▶ _TO DO_:
Only the lines from the start of the data through the line containing "df = pd.DataFrame(rows)" should be written out, exactly as they are, with both ends included and the pictures left out.

▶ _DATA EXCERPT_:
----
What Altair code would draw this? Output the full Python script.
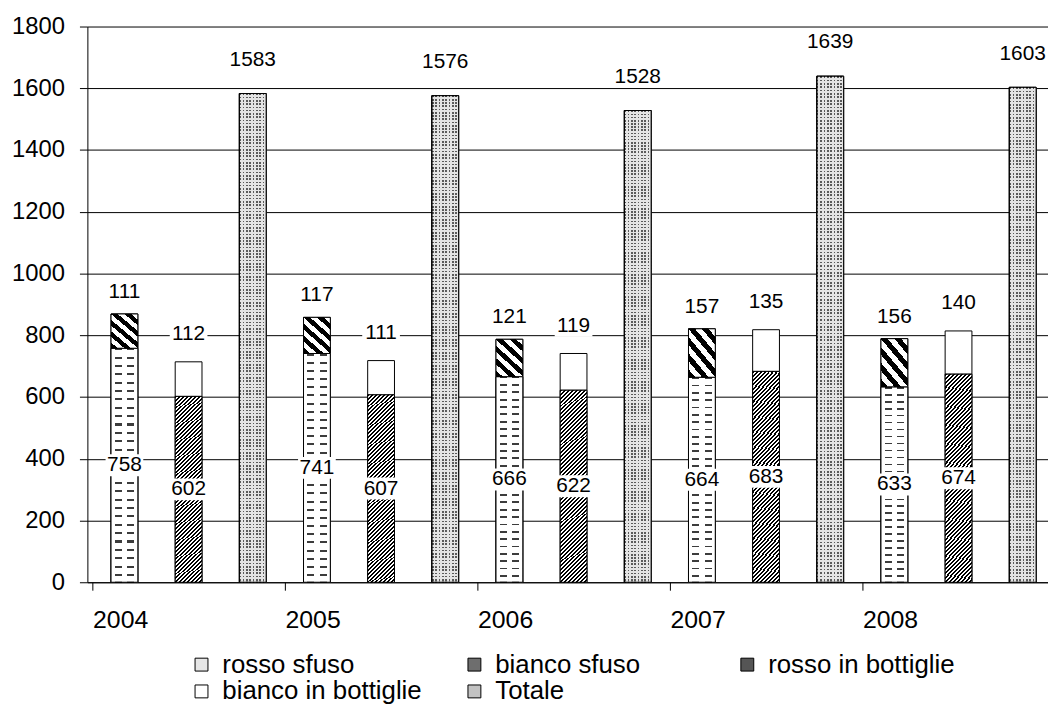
import altair as alt
import pandas as pd

# ---------------- data ----------------
years = ["2004", "2005", "2006", "2007", "2008"]
rosso_sfuso = [758, 741, 666, 664, 633]
bianco_sfuso = [111, 117, 121, 157, 156]
rosso_bottiglie = [602, 607, 622, 683, 674]
bianco_bottiglie = [112, 111, 119, 135, 140]
totale = [1583, 1576, 1528, 1639, 1603]
series_names = ["rosso sfuso", "bianco sfuso", "rosso in bottiglie",
                "bianco in bottiglie", "Totale"]
y_ticks = list(range(0, 1801, 200))

rows = []
for j, yr in enumerate(years):
    rs, bs = rosso_sfuso[j], bianco_sfuso[j]
    rb, bb = rosso_bottiglie[j], bianco_bottiglie[j]
    tt = totale[j]
    rows += [
        dict(year=yr, slot=3 * j, series="rosso sfuso", y0=0, y1=rs, value=rs, anchor=rs / 2),
        dict(year=yr, slot=3 * j, series="bianco sfuso", y0=rs, y1=rs + bs, value=bs, anchor=rs + bs),
        dict(year=yr, slot=3 * j + 1, series="rosso in bottiglie", y0=0, y1=rb, value=rb, anchor=rb / 2),
        dict(year=yr, slot=3 * j + 1, series="bianco in bottiglie", y0=rb, y1=rb + bb, value=bb, anchor=rb + bb),
        dict(year=yr, slot=3 * j + 2, series="Totale", y0=0, y1=tt, value=tt, anchor=tt),
    ]
df = pd.DataFrame(rows)

# ---------------- styling helpers (patterns as hard-stop gradients) ----------------
BAR_W = 27
WHITE = "#ffffff"
CLEAR = "rgba(255,255,255,0)"


def stripes(n, c1, c2, duty):
    stops = []
    for k in range(n):
        a, b, c = k / n, (k + duty) / n, (k + 1) / n
        stops += [
            {"offset": round(a, 5), "color": c1},
            {"offset": round(b, 5), "color": c1},
            {"offset": round(b, 5), "color": c2},
            {"offset": round(min(c, 1.0), 5), "color": c2},
        ]
    return stops


def diag(w, h, kind):
    a = w / (w + h)
    b = h / (w + h)
    s = a * a + b * b
    if kind == "fwd":
        return dict(x1=0, y1=0, x2=round(a / s, 5), y2=round(b / s, 5))
    return dict(x1=0, y1=1, x2=round(a / s, 5), y2=round(1 - b / s, 5))


def bands(pairs):
    stops = []
    for a, b, c in pairs:
        stops += [{"offset": a, "color": c}, {"offset": b, "color": c}]
    return stops


# rosso sfuso: short horizontal dashes
grad_lines = dict(gradient="linear", x1=0, y1=0, x2=0, y2=1,
                  stops=stripes(28, "#3c3c3c", WHITE, 0.25))
grad_mask = dict(gradient="linear", x1=0, y1=0, x2=1, y2=0, stops=bands([
    (0.0, 0.14, WHITE), (0.14, 0.4, CLEAR), (0.4, 0.6, WHITE),
    (0.6, 0.86, CLEAR), (0.86, 1.0, WHITE)]))
# bianco sfuso: thick "\" stripes
grad_back = dict(gradient="linear", **diag(BAR_W, 41, "back"),
                 stops=stripes(5, "#000000", WHITE, 0.5))
# rosso in bottiglie: fine "/" hatch
grad_fwd = dict(gradient="linear", **diag(BAR_W, 197, "fwd"),
                stops=stripes(56, "#000000", WHITE, 0.5))
# Totale: dotted grey
grad_rows = dict(gradient="linear", x1=0, y1=0, x2=0, y2=1,
                 stops=stripes(150, "#5a5a5a", "#e4e4e4", 0.5))
grad_cols = dict(gradient="linear", x1=0, y1=0, x2=1, y2=0,
                 stops=stripes(8, "rgba(228,228,228,0)", "#e4e4e4", 0.5))

# ---------------- encodings ----------------
x_scale = alt.Scale(domain=[-0.5, 14.317], nice=False, zero=False)
y_scale = alt.Scale(domain=[0, 1800], nice=False)

x_axis = alt.Axis(values=[-0.5, 2.5, 5.5, 8.5, 11.5],
                  labelExpr="toString(2004 + (datum.value + 0.5) / 3)",
                  labelOffset=28, labelFlush=False, tickSize=8, labelPadding=18,
                  labelFontSize=25, grid=False, title=None, domainColor="black",
                  tickColor="black", labelColor="black")
y_axis = alt.Axis(values=y_ticks, format="d", tickSize=8, labelPadding=15,
                  labelFontSize=24, gridColor="black", gridWidth=1,
                  domainColor="black", tickColor="black", labelColor="black",
                  title=None)

X = alt.X("slot:Q", scale=x_scale, axis=x_axis)
Y = alt.Y("y0:Q", scale=y_scale, axis=y_axis)
Y2 = alt.Y2("y1:Q")
YA = alt.Y("anchor:Q", scale=y_scale, axis=y_axis)

legend = alt.Legend(title=None, orient="none", legendX=102, legendY=630,
                    direction="horizontal", columns=3, gridAlign="all",
                    columnPadding=40, rowPadding=1,
                    symbolType="square", symbolSize=169, symbolStrokeColor="black",
                    symbolStrokeWidth=1, labelFontSize=26, labelOffset=8,
                    labelLimit=400, padding=0, labelColor="black")

base = alt.Chart(df).mark_bar(size=BAR_W, stroke="black", strokeWidth=1).encode(
    x=X, y=Y, y2=Y2,
    color=alt.Color("series:N",
                    scale=alt.Scale(domain=series_names,
                                    range=["#e6e6e6", "#6e6e6e", "#555555",
                                           "#ffffff", "#c2c2c2"]),
                    legend=legend),
)


def pattern_layer(name, fill):
    return alt.Chart(df).transform_filter(alt.datum.series == name).mark_bar(
        size=BAR_W, fill=fill, stroke="black", strokeWidth=1
    ).encode(x=X, y=Y, y2=Y2)


pattern_layers = [
    pattern_layer("rosso sfuso", grad_lines),
    pattern_layer("rosso sfuso", grad_mask),
    pattern_layer("bianco sfuso", grad_back),
    pattern_layer("rosso in bottiglie", grad_fwd),
    pattern_layer("Totale", grad_rows),
    pattern_layer("Totale", grad_cols),
]

BOX3 = "M-1,-0.58H1V0.58H-1Z"


def label_layers(names, y_off, box=True):
    flt = " || ".join(f"datum.series == '{n}'" for n in names)
    src = alt.Chart(df).transform_filter(flt)
    out = []
    if box:
        out.append(src.mark_point(shape=BOX3, size=1444, filled=True, fill="white",
                                  opacity=1, strokeWidth=0, yOffset=y_off)
                   .encode(x=X, y=YA))
    out.append(src.mark_text(fontSize=21, color="black", baseline="middle",
                             yOffset=y_off)
               .encode(x=X, y=YA, text=alt.Text("value:Q")))
    return out


labels = []
labels += label_layers(["rosso sfuso", "rosso in bottiglie"], 0)
labels += label_layers(["bianco sfuso"], -22)
labels += label_layers(["bianco in bottiglie"], -28)
labels += label_layers(["Totale"], -34, box=False)

chart = alt.layer(base, *pattern_layers, *labels).properties(
    width=968, height=560,
    autosize=alt.AutoSizeParams(type="none"),
    padding={"left": 80, "top": 16, "right": 0, "bottom": 120},
).configure(font="Liberation Sans").configure_view(strokeWidth=0)

chart.save("out.html", embed_options={"renderer": "svg", "actions": False})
----
▶ _COMPLETED TASK_:
What Altair code would draw this? Output the full Python script.
import altair as alt
import pandas as pd

# ---------------- data ----------------
years = ["2004", "2005", "2006", "2007", "2008"]
rosso_sfuso = [758, 741, 666, 664, 633]
bianco_sfuso = [111, 117, 121, 157, 156]
rosso_bottiglie = [602, 607, 622, 683, 674]
bianco_bottiglie = [112, 111, 119, 135, 140]
totale = [1583, 1576, 1528, 1639, 1603]
series_names = ["rosso sfuso", "bianco sfuso", "rosso in bottiglie",
                "bianco in bottiglie", "Totale"]
y_ticks = list(range(0, 1801, 200))

rows = []
for j, yr in enumerate(years):
    rs, bs = rosso_sfuso[j], bianco_sfuso[j]
    rb, bb = rosso_bottiglie[j], bianco_bottiglie[j]
    tt = totale[j]
    rows += [
        dict(year=yr, slot=3 * j, series="rosso sfuso", y0=0, y1=rs, value=rs, anchor=rs / 2),
        dict(year=yr, slot=3 * j, series="bianco sfuso", y0=rs, y1=rs + bs, value=bs, anchor=rs + bs),
        dict(year=yr, slot=3 * j + 1, series="rosso in bottiglie", y0=0, y1=rb, value=rb, anchor=rb / 2),
        dict(year=yr, slot=3 * j + 1, series="bianco in bottiglie", y0=rb, y1=rb + bb, value=bb, anchor=rb + bb),
        dict(year=yr, slot=3 * j + 2, series="Totale", y0=0, y1=tt, value=tt, anchor=tt),
    ]
df = pd.DataFrame(rows)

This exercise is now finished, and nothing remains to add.